The Complexity of Modern Terror Finance
The Italian investigation’s coordination across multiple European jurisdictions through Eurojust highlights how terror financing has evolved. Modern networks exploit regulatory gaps between nations, utilise sophisticated financial instruments, and embed themselves within diaspora communities where cultural and linguistic barriers complicate detection.
The operation began with suspicious transaction monitoring – the unglamorous but essential work of financial intelligence units flagging anomalies in the billions of legitimate transactions processed daily.

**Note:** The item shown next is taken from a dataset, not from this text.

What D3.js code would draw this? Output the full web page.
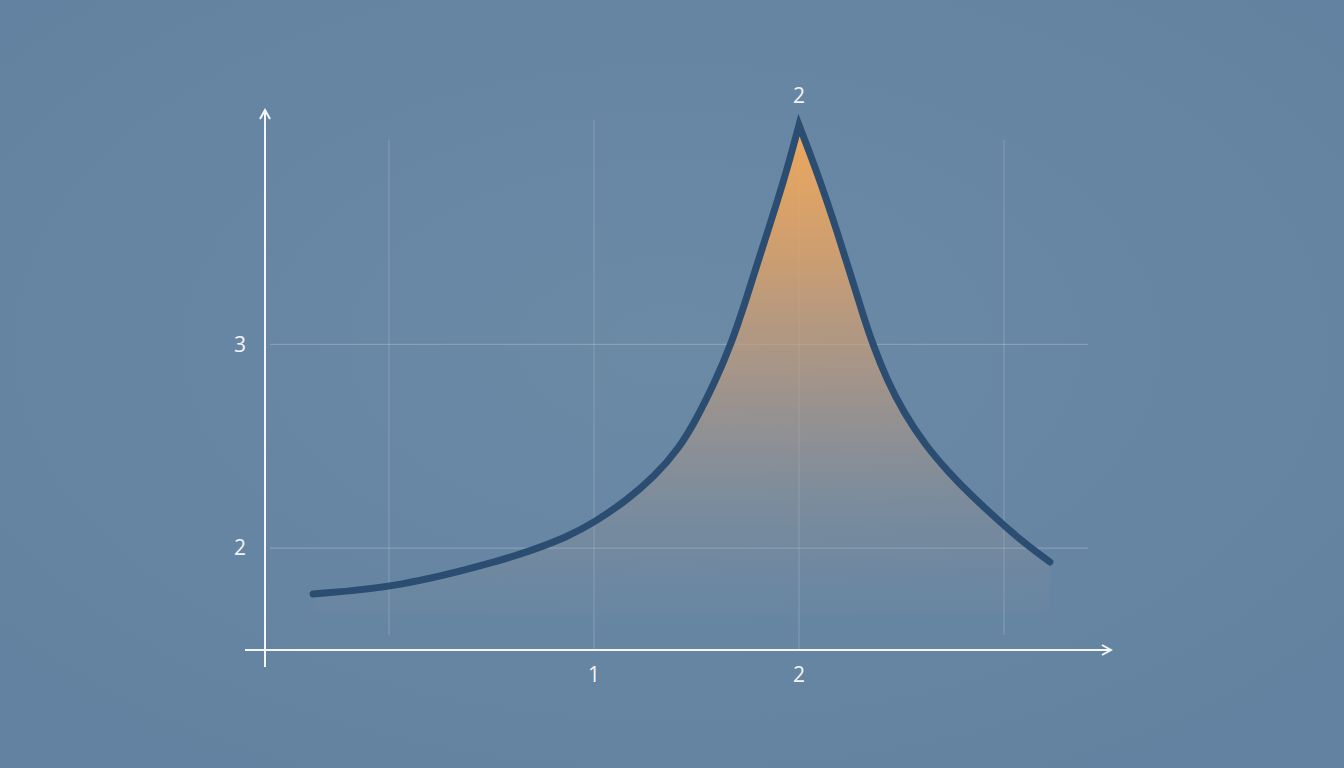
<!DOCTYPE html>
<html>
<head>
    <title>Peak curve</title>
    <script src="https://d3js.org/d3.v7.min.js"></script>
    <style>
        body { margin: 0; padding: 0; overflow: hidden; background: #6886a2; font-family: "Open Sans", Arial, sans-serif; }
    </style>
</head>
<body>
    <div id="chart"></div>
    <script>
        // curve, split at the sharp peak
        const leftX = [-0.37, 0.054, 0.541, 0.702, 0.868, 1.005, 1.161, 1.293, 1.42, 1.502, 1.585, 1.668, 1.741, 1.81, 1.873, 1.941, 2.0];
        const leftY = [1.775, 1.809, 1.937, 1.991, 2.054, 2.128, 2.236, 2.349, 2.496, 2.638, 2.805, 2.997, 3.217, 3.438, 3.634, 3.855, 4.076];
        const rightX = [2.0, 2.088, 2.171, 2.254, 2.317, 2.361, 2.429, 2.512, 2.615, 2.737, 2.824, 2.917, 3.078, 3.224];
        const rightY = [4.076, 3.845, 3.6, 3.335, 3.129, 2.997, 2.825, 2.663, 2.506, 2.364, 2.275, 2.187, 2.04, 1.932];
        const xGrid = [0, 1, 2, 3];
        const yGrid = [2, 3];
        const xTicks = [{ v: 1, label: "1" }, { v: 2, label: "2" }];
        const yTicks = [{ v: 2, label: "2" }, { v: 3, label: "3" }];
        const peakLabel = "2";

        const width = 1344, height = 768;
        const x = d3.scaleLinear().domain([-0.6, 3.5]).range([266, 1106.5]);
        const y = d3.scaleLinear().domain([1.5, 4.15]).range([650, 110]);

        const svg = d3.select("#chart").append("svg")
            .attr("width", width)
            .attr("height", height);

        const defs = svg.append("defs");

        const bg = defs.append("radialGradient").attr("id", "bg")
            .attr("cx", "50%").attr("cy", "45%").attr("r", "75%");
        bg.append("stop").attr("offset", "0%").attr("stop-color", "#6b8aa6");
        bg.append("stop").attr("offset", "100%").attr("stop-color", "#6281a0");

        const fill = defs.append("linearGradient").attr("id", "fill")
            .attr("gradientUnits", "userSpaceOnUse")
            .attr("x1", 0).attr("x2", 0)
            .attr("y1", y(4.076)).attr("y2", 625);
        fill.append("stop").attr("offset", "0%").attr("stop-color", "#f2a95a").attr("stop-opacity", 0.97);
        fill.append("stop").attr("offset", "25%").attr("stop-color", "#e4a364").attr("stop-opacity", 0.82);
        fill.append("stop").attr("offset", "50%").attr("stop-color", "#c89c78").attr("stop-opacity", 0.62);
        fill.append("stop").attr("offset", "80%").attr("stop-color", "#aa968a").attr("stop-opacity", 0.22);
        fill.append("stop").attr("offset", "100%").attr("stop-color", "#aa968a").attr("stop-opacity", 0);

        defs.append("marker").attr("id", "arrow")
            .attr("viewBox", "0 0 12 12")
            .attr("refX", 10).attr("refY", 6)
            .attr("markerWidth", 12).attr("markerHeight", 12)
            .attr("markerUnits", "userSpaceOnUse")
            .attr("orient", "auto")
            .append("path")
            .attr("d", "M1,1 L10,6 L1,11")
            .attr("fill", "none")
            .attr("stroke", "#f4f6f8")
            .attr("stroke-width", 2);

        svg.append("rect").attr("width", width).attr("height", height).attr("fill", "url(#bg)");

        // gridlines
        svg.selectAll(".vgrid").data(xGrid).enter().append("line")
            .attr("class", "vgrid")
            .attr("x1", d => x(d)).attr("x2", d => x(d))
            .attr("y1", d => d === 1 ? 120 : 140).attr("y2", d => d === 0 || d === 3 ? 635 : 650)
            .attr("stroke", "#ffffff").attr("stroke-opacity", 0.2).attr("stroke-width", 1);

        svg.selectAll(".hgrid").data(yGrid).enter().append("line")
            .attr("class", "hgrid")
            .attr("x1", 270).attr("x2", 1088)
            .attr("y1", d => y(d)).attr("y2", d => y(d))
            .attr("stroke", "#ffffff").attr("stroke-opacity", 0.25).attr("stroke-width", 1);

        const left = leftX.map((v, i) => [v, leftY[i]]);
        const right = rightX.map((v, i) => [v, rightY[i]]);
        // basis smooths out reading noise, still hits both end points
        const curve = d3.curveBasis;

        const area = d3.area()
            .x(d => x(d[0]))
            .y0(615)
            .y1(d => y(d[1]))
            .curve(curve);

        [left, right].forEach(seg => {
            svg.append("path").datum(seg).attr("d", area).attr("fill", "url(#fill)");
        });

        const line = d3.line()
            .x(d => x(d[0]))
            .y(d => y(d[1]))
            .curve(curve);

        // one path so the peak joins sharply
        svg.append("path")
            .attr("d", line(left) + "L" + line(right).slice(1))
            .attr("fill", "none")
            .attr("stroke", "#2c4d72")
            .attr("stroke-width", 7)
            .attr("stroke-linecap", "round")
            .attr("stroke-linejoin", "miter")
            .attr("stroke-miterlimit", 10);

        // axes
        svg.append("line")
            .attr("x1", 265).attr("x2", 265).attr("y1", 667).attr("y2", 110)
            .attr("stroke", "#f4f6f8").attr("stroke-width", 2)
            .attr("marker-end", "url(#arrow)");
        svg.append("line")
            .attr("x1", 245).attr("x2", 1111).attr("y1", 650).attr("y2", 650)
            .attr("stroke", "#f4f6f8").attr("stroke-width", 2)
            .attr("marker-end", "url(#arrow)");

        svg.selectAll(".ytick").data(yTicks).enter().append("text")
            .attr("x", 240).attr("y", d => y(d.v))
            .attr("dy", "0.35em")
            .attr("text-anchor", "middle")
            .attr("fill", "#f2f4f6").attr("font-size", 21)
            .text(d => d.label);

        svg.selectAll(".xtick").data(xTicks).enter().append("text")
            .attr("x", d => x(d.v)).attr("y", 675)
            .attr("dy", "0.35em")
            .attr("text-anchor", "middle")
            .attr("fill", "#f2f4f6").attr("font-size", 21)
            .text(d => d.label);

        svg.append("text")
            .attr("x", x(2)).attr("y", 96)
            .attr("dy", "0.35em")
            .attr("text-anchor", "middle")
            .attr("fill", "#f2f4f6").attr("font-size", 21)
            .text(peakLabel);
    </script>
</body>
</html>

This surveillance capability, controversial in some quarters for privacy implications, demonstrates its value when properly targeted and legally constrained.
The Political Dimension
Prime Minister Giorgia Meloni’s praise for the operation reflects her government’s strong support for Israel during the ongoing Gaza conflict – a stance that has sparked substantial street protests domestically. This political context underscores a reality that complicates counter-terrorism financing: legitimate humanitarian needs in conflict zones create cover for illegitimate diversions.
Gaza faces a genuine humanitarian crisis. According to the enclave’s health ministry, Israel’s military operations have killed over 71,000 people since the October 7, 2023, Hamas attack that killed approximately 1,200 Israelis and triggered the current war. Distinguishing between aid for civilian populations and resources for designated terrorist organisations requires investigative precision and creates inevitable tensions between humanitarian imperatives and security concerns.
The Path Forward
Italian authorities’ success demonstrates what coordinated, intelligence-driven financial enforcement can achieve. Yet this single operation, however significant, represents one node in vast, resilient networks. Sustained pressure requires several commitments:
Enhanced international cooperation through frameworks like Eurojust that enable real-time information sharing and coordinated action across borders. Terror financing is inherently transnational; responses must be equally so.

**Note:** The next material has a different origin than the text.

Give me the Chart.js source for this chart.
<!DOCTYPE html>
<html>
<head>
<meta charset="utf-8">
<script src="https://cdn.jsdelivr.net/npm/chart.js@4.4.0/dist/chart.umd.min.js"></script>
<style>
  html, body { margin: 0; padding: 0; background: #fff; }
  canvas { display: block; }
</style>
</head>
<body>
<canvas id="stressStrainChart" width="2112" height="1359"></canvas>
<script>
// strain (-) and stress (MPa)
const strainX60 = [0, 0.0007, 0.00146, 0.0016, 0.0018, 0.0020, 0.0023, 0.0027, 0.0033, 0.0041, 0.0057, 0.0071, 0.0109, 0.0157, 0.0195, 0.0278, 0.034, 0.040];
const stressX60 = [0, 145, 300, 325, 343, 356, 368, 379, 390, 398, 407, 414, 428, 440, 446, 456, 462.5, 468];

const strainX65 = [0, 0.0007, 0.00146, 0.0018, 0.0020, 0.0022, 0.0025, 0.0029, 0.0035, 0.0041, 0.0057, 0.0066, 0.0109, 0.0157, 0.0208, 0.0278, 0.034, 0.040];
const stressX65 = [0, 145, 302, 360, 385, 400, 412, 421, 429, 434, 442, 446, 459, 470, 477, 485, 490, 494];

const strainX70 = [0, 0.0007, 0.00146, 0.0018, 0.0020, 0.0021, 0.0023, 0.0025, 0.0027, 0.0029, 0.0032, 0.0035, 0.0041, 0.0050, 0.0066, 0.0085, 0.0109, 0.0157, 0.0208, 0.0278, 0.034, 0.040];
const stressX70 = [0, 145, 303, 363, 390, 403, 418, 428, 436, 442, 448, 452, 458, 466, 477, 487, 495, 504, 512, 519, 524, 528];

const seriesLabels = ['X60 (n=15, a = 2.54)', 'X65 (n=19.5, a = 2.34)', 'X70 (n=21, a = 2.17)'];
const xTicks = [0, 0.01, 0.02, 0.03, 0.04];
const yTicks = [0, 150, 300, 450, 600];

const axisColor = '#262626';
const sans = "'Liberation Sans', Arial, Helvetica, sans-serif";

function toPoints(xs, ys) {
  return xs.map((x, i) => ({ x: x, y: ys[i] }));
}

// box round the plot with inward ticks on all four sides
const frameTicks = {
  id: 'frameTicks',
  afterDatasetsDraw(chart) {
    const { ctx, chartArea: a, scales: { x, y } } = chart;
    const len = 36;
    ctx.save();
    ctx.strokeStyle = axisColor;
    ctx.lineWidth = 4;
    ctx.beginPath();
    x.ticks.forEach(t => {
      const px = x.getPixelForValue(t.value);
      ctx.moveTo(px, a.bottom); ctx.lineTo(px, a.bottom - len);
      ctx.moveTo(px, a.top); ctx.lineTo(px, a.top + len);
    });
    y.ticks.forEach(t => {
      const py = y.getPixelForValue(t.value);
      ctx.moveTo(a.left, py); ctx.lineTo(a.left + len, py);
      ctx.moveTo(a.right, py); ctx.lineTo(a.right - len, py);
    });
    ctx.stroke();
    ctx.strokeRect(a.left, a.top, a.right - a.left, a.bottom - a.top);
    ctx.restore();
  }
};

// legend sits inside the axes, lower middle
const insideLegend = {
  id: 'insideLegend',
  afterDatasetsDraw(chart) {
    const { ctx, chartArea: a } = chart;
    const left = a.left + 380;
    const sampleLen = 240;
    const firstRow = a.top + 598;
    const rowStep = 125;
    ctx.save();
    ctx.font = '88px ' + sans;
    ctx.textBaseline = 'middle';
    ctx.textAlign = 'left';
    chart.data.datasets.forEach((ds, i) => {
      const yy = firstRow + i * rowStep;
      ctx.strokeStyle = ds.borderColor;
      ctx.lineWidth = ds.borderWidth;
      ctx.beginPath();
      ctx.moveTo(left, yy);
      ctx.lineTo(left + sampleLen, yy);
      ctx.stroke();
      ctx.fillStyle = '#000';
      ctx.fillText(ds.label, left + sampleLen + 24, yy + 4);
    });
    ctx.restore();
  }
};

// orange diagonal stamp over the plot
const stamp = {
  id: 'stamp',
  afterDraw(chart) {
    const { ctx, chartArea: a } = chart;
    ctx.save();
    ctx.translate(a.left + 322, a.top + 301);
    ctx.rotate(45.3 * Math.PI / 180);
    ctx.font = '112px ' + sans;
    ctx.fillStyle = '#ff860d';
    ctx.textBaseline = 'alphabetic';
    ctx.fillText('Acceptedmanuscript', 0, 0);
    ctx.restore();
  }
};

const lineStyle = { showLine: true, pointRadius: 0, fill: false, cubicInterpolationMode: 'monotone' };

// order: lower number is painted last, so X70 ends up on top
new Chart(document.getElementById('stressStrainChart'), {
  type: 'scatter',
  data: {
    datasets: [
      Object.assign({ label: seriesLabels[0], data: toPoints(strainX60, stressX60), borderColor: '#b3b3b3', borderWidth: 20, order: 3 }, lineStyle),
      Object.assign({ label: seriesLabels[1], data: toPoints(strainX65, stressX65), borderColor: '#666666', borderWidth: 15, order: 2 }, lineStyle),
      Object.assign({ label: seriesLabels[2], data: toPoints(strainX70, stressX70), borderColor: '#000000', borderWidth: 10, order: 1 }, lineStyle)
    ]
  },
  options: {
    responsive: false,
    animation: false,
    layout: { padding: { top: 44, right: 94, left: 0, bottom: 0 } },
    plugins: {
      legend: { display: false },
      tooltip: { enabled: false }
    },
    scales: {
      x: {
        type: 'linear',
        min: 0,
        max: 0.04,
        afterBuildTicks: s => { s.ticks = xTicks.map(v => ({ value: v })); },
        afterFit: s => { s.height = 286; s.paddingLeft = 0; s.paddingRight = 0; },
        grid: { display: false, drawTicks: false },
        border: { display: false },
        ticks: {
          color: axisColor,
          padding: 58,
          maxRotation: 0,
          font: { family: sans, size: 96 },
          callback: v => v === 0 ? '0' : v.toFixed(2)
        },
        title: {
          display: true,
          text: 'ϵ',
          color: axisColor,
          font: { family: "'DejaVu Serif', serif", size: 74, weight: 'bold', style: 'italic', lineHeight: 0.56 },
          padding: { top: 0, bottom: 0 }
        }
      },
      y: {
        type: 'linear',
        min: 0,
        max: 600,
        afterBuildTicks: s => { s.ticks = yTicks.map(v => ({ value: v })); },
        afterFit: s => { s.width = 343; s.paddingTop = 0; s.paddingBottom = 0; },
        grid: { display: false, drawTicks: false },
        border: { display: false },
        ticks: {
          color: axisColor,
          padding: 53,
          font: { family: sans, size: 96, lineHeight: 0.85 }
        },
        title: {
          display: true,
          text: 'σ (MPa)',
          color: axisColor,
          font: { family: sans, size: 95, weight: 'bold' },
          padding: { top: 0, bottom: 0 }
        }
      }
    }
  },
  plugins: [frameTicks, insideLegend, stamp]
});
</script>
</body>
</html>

Investment in financial intelligence capabilities, including transaction monitoring systems, investigative expertise, and analytical tools that can identify suspicious patterns amid enormous volumes of legitimate activity.
Regulatory frameworks that balance legitimate privacy concerns with security imperatives, ensuring financial transparency while protecting civil liberties.
Engagement with diaspora communities to distinguish between legitimate charitable giving and criminal diversion, building trust while maintaining vigilance.
Conclusion: Two Wars, One Struggle
The distinction between military operations against terrorist organisations and investigations into their financial networks is, in many respects, artificial. Both represent essential components of a comprehensive counter-terrorism strategy. While military action addresses immediate threats and degrades operational capacity, financial warfare strikes at sustainability and reconstitution.
The Italian arrests remind us that terrorism’s support infrastructure extends far beyond training camps and weapon caches. It includes accountants and fundraisers, charitable organizations and financial facilitators—individuals who may never handle a weapon but whose actions enable violence.
As Israeli Ambassador Jonathan Peled noted in praising Italian authorities, countering “the infiltration of radical Islamic elements that operate to promote terrorism” requires persistent, sophisticated law enforcement. The €8 million seized in this operation represents attacks prevented, capabilities denied, and networks disrupted.
In the broader struggle against terrorism, victories come not only from operations rooms and battlefields, but from prosecutors’ offices and financial intelligence units. The war against terror and the war against its financiers are not separate conflicts—they are inseparable dimensions of the same essential struggle. Italy’s operation this weekend demonstrates that understanding clearly.